### SHORT EXERCISE
Print exactly the lines from the first one down to the line containing "const santLabelOffset: number[][]", both ends included, with no pictures and nothing else.

### DATA SECTION
++++++++

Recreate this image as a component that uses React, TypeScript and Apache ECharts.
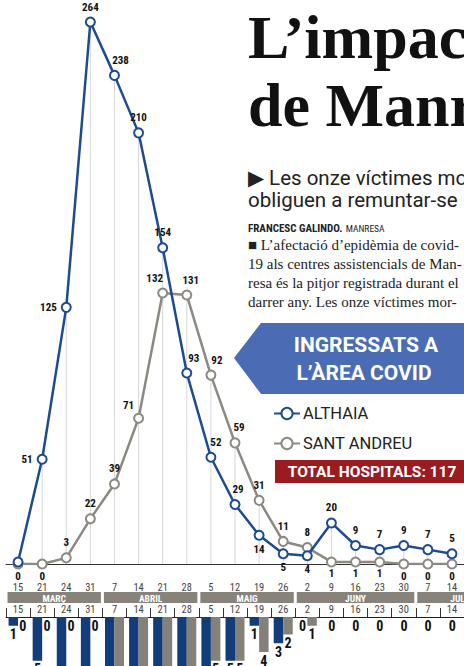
import React, { useEffect, useRef } from "react";
import * as echarts from "echarts";

const dates = ["15", "21", "24", "31", "7", "14", "21", "28", "5", "12", "19", "26", "2", "9", "16", "23", "30", "7", "14"];
const althaia = [1, 51, 125, 264, 238, 210, 154, 93, 52, 29, 14, 5, 4, 20, 9, 7, 9, 7, 5];
const santAndreu = [0, 0, 3, 22, 39, 71, 132, 131, 92, 59, 31, 11, 8, 1, 1, 1, 0, 0, 0];
const weeklyAlthaia = [1, 5, 8, 10, 13, 12, 10, 9, 7, 5, 1, 3, 0, 0, 0, 0, 0, 0, 0];
const weeklySantAndreu = [0, 0, 0, 0, 9, 10, 9, 8, 5, 5, 4, 2, 1, 0, 0, 0, 0, 0, 0];
const months = ["MARÇ", "ABRIL", "MAIG", "JUNY", "JULIOL"];
const monthStart = [0, 4, 8, 12, 17];
const monthWeeks = [4, 4, 4, 5, 4];

// label placement (style only)
const althaiaLabelPos = ["none", "left", "left", "top", "top", "top", "top", "top", "top", "top", "bottom", "bottom", "bottom", "top", "top", "top", "top", "top", "top"];
const althaiaLabelOffset: number[][] = [[0, 0], [0, 0], [0, 0], [0, 0], [6, 0], [0, 0], [0, 0], [7, 0], [5, 0], [3, 0], [0, 0], [0, 0], [0, 0], [0, 0], [0, 0], [0, 0], [0, 0], [0, 0], [0, 0]];
const santLabelPos = ["bottom", "bottom", "top", "top", "top", "top", "top", "top", "top", "top", "top", "top", "top", "bottom", "bottom", "bottom", "bottom", "bottom", "bottom"];
const santLabelOffset: number[][] = [[0, 0], [0, 0], [0, 0], [0, 0], [0, 0], [-10, 2], [-8, 0], [4, 0], [6, 0], [4, 0], [0, 0], [0, 0], [0, 0], [0, 0], [0, 0], [0, 0], [0, 0], [0, 0], [0, 0]];

const BLUE = "#1d4b8f";
const GREY = "#8c8983";
const BAR_BLUE = "#123d7a";
const BAR_GREY = "#858179";
const NARROW = "'Liberation Sans Narrow', 'Roboto Condensed', Roboto, sans-serif";
const SERIF = "'Liberation Serif', serif";
const BAR_AXIS_MAX = 5.6;

function staticGraphics(): any[] {
  return [
    { type: "text", left: 248, top: 6, style: { text: "L’impacte", font: "bold 62px " + SERIF, fill: "#111" } },
    { type: "text", left: 248, top: 74, style: { text: "de Manresa", font: "bold 62px " + SERIF, fill: "#111" } },
    { type: "text", left: 248, top: 167, style: { text: "▶ Les onze víctimes mortals", font: "20.5px Roboto, sans-serif", fill: "#222" } },
    { type: "text", left: 248, top: 189, style: { text: "obliguen a remuntar-se", font: "20.5px Roboto, sans-serif", fill: "#222" } },
    {
      type: "text", left: 248, top: 222,
      style: {
        text: "{a|FRANCESC GALINDO.} {b|MANRESA}",
        rich: {
          a: { font: "bold 11px " + NARROW, fill: "#222" },
          b: { font: "9.5px " + NARROW, fill: "#222" },
        },
      },
    },
    { type: "text", left: 248, top: 237, style: { text: "■ L’afectació d’epidèmia de covid-", font: "15px " + SERIF, fill: "#222" } },
    { type: "text", left: 248, top: 256, style: { text: "19 als centres assistencials de Man-", font: "15px " + SERIF, fill: "#222" } },
    { type: "text", left: 248, top: 275, style: { text: "resa és la pitjor registrada durant el", font: "15px " + SERIF, fill: "#222" } },
    { type: "text", left: 248, top: 294, style: { text: "darrer any. Les onze víctimes mor-", font: "15px " + SERIF, fill: "#222" } },
    {
      type: "polygon",
      shape: { points: [[234, 358], [261, 323], [464, 323], [464, 394], [261, 394]] },
      style: { fill: "#4a6cb4" },
    },
    { type: "text", x: 366, y: 345, style: { text: "INGRESSATS A", font: "bold 21px Roboto, sans-serif", fill: "#fff", align: "center", verticalAlign: "middle" } },
    { type: "text", x: 364, y: 373, style: { text: "L’ÀREA COVID", font: "bold 21px Roboto, sans-serif", fill: "#fff", align: "center", verticalAlign: "middle" } },
    { type: "rect", shape: { x: 275, y: 460, width: 190, height: 23 }, style: { fill: "#9b1c20" } },
    { type: "text", x: 372, y: 472, style: { text: "TOTAL HOSPITALS: 117", font: "bold 15.5px Roboto, sans-serif", fill: "#fff", align: "center", verticalAlign: "middle" } },
  ];
}

export default function App() {
  const ref = useRef<HTMLDivElement>(null);
  useEffect(() => {
    const el = ref.current!;
    const chart = echarts.init(el, null, { renderer: "svg" });

    const drop = althaia.map((v, i) => Math.max(v, santAndreu[i]));
    const valueLabel = { fontFamily: NARROW, fontWeight: "bold", fontSize: 11, lineHeight: 11, color: "#111" };

    const althaiaData = althaia.map((v, i) => ({
      value: v,
      label: althaiaLabelPos[i] === "none"
        ? { show: false }
        : { show: true, position: althaiaLabelPos[i], offset: althaiaLabelOffset[i], distance: althaiaLabelPos[i] === "bottom" ? 3 : 4, ...valueLabel },
    }));
    const santData = santAndreu.map((v, i) => ({
      value: v,
      label: { show: true, position: santLabelPos[i], offset: santLabelOffset[i], distance: santLabelPos[i] === "bottom" ? 1 : 4, ...valueLabel },
    }));
    const barLabel = { show: true, position: "bottom", distance: 2, fontFamily: NARROW, fontWeight: "bold", fontSize: 14, lineHeight: 13, color: "#111" };
    const wA = weeklyAlthaia.map((v, i) => ({
      value: v,
      label: v > BAR_AXIS_MAX ? { show: false } : i >= 13 ? { ...barLabel, offset: [5, 0] } : barLabel,
    }));
    const wS = weeklySantAndreu.map((v, i) => ({
      value: v,
      label: v > BAR_AXIS_MAX || i >= 13 ? { show: false } : barLabel,
    }));

    const option: any = {
      animation: false,
      textStyle: { fontFamily: "Roboto, sans-serif" },
      grid: [
        { left: 6, right: -2, top: 22, height: 542 },
        { left: 6, right: -2, top: 617, height: 49 },
      ],
      xAxis: [
        {
          type: "category", gridIndex: 0, data: dates, boundaryGap: true,
          axisLine: { lineStyle: { color: "#333", width: 1 } },
          axisTick: { show: false },
          axisLabel: { interval: 0, margin: 18.5, fontSize: 10.5, lineHeight: 10, color: "#444", fontFamily: NARROW },
        },
        {
          type: "category", gridIndex: 1, data: dates, position: "top", boundaryGap: true,
          axisLine: { lineStyle: { color: "#222", width: 1 } },
          axisTick: { show: true, interval: 0, length: 9, lineStyle: { color: "#333" } },
          axisLabel: { interval: 0, margin: 3, fontSize: 10.5, lineHeight: 10, color: "#444", fontFamily: NARROW },
        },
      ],
      yAxis: [
        { type: "value", gridIndex: 0, min: 0, max: 264, show: false },
        { type: "value", gridIndex: 1, min: 0, max: BAR_AXIS_MAX, inverse: true, show: false },
      ],
      legend: {
        data: ["ALTHAIA", "SANT ANDREU"],
        orient: "vertical", left: 273, top: 405, padding: 0,
        itemWidth: 26, itemHeight: 14, itemGap: 13,
        textStyle: { fontSize: 16.5, color: "#222", fontFamily: "Roboto, sans-serif", lineHeight: 16, padding: [0, 0, 0, -2] },
      },
      series: [
        {
          type: "bar", name: "guides", xAxisIndex: 0, yAxisIndex: 0, data: drop,
          barWidth: 1, itemStyle: { color: "#d6d6d6" }, silent: true, z: 1,
        },
        {
          type: "line", name: "SANT ANDREU", xAxisIndex: 0, yAxisIndex: 0, data: santData,
          symbol: "emptyCircle", symbolSize: 9,
          lineStyle: { color: GREY, width: 2.5 }, itemStyle: { color: GREY, borderWidth: 2 }, z: 2,
        },
        {
          type: "line", name: "ALTHAIA", xAxisIndex: 0, yAxisIndex: 0, data: althaiaData,
          symbol: "emptyCircle", symbolSize: 9,
          lineStyle: { color: BLUE, width: 2.5 }, itemStyle: { color: BLUE, borderWidth: 2 }, z: 3,
        },
        {
          type: "bar", name: "w1", xAxisIndex: 1, yAxisIndex: 1, data: wA, clip: true,
          barWidth: 9.5, barGap: "0%", itemStyle: { color: BAR_BLUE },
        },
        {
          type: "bar", name: "w2", xAxisIndex: 1, yAxisIndex: 1, data: wS, clip: true,
          barWidth: 9.5, barGap: "0%", itemStyle: { color: BAR_GREY },
        },
      ],
      graphic: staticGraphics(),
    };
    chart.setOption(option);

    const px = (i: number) => chart.convertToPixel({ xAxisIndex: 0 }, i) as number;
    const step = px(1) - px(0);
    const bands: any[] = [];
    months.forEach((m, k) => {
      const first = monthStart[k];
      const x0 = px(first) - step / 2 + 1.5;
      const x1 = px(first) + (monthWeeks[k] - 1) * step + step / 2 - 1.5;
      bands.push({ type: "rect", shape: { x: x0, y: 592, width: x1 - x0, height: 11 }, style: { fill: "#87837b" } });
      bands.push({
        type: "text", x: (x0 + x1) / 2, y: 598,
        style: { text: m, font: "bold 9.5px " + NARROW, fill: "#fff", align: "center", verticalAlign: "middle" },
      });
    });
    chart.setOption({ graphic: [...staticGraphics(), ...bands] });

    return () => chart.dispose();
  }, []);
  return <div ref={ref} style={{ position: "absolute", left: 0, top: 0, width: 464, height: 666 }} />;
}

++++++++

### ANSWER
Recreate this image as a component that uses React, TypeScript and Apache ECharts.
import React, { useEffect, useRef } from "react";
import * as echarts from "echarts";

const dates = ["15", "21", "24", "31", "7", "14", "21", "28", "5", "12", "19", "26", "2", "9", "16", "23", "30", "7", "14"];
const althaia = [1, 51, 125, 264, 238, 210, 154, 93, 52, 29, 14, 5, 4, 20, 9, 7, 9, 7, 5];
const santAndreu = [0, 0, 3, 22, 39, 71, 132, 131, 92, 59, 31, 11, 8, 1, 1, 1, 0, 0, 0];
const weeklyAlthaia = [1, 5, 8, 10, 13, 12, 10, 9, 7, 5, 1, 3, 0, 0, 0, 0, 0, 0, 0];
const weeklySantAndreu = [0, 0, 0, 0, 9, 10, 9, 8, 5, 5, 4, 2, 1, 0, 0, 0, 0, 0, 0];
const months = ["MARÇ", "ABRIL", "MAIG", "JUNY", "JULIOL"];
const monthStart = [0, 4, 8, 12, 17];
const monthWeeks = [4, 4, 4, 5, 4];

// label placement (style only)
const althaiaLabelPos = ["none", "left", "left", "top", "top", "top", "top", "top", "top", "top", "bottom", "bottom", "bottom", "top", "top", "top", "top", "top", "top"];
const althaiaLabelOffset: number[][] = [[0, 0], [0, 0], [0, 0], [0, 0], [6, 0], [0, 0], [0, 0], [7, 0], [5, 0], [3, 0], [0, 0], [0, 0], [0, 0], [0, 0], [0, 0], [0, 0], [0, 0], [0, 0], [0, 0]];
const santLabelPos = ["bottom", "bottom", "top", "top", "top", "top", "top", "top", "top", "top", "top", "top", "top", "bottom", "bottom", "bottom", "bottom", "bottom", "bottom"];
const santLabelOffset: number[][] = [[0, 0], [0, 0], [0, 0], [0, 0], [0, 0], [-10, 2], [-8, 0], [4, 0], [6, 0], [4, 0], [0, 0], [0, 0], [0, 0], [0, 0], [0, 0], [0, 0], [0, 0], [0, 0], [0, 0]];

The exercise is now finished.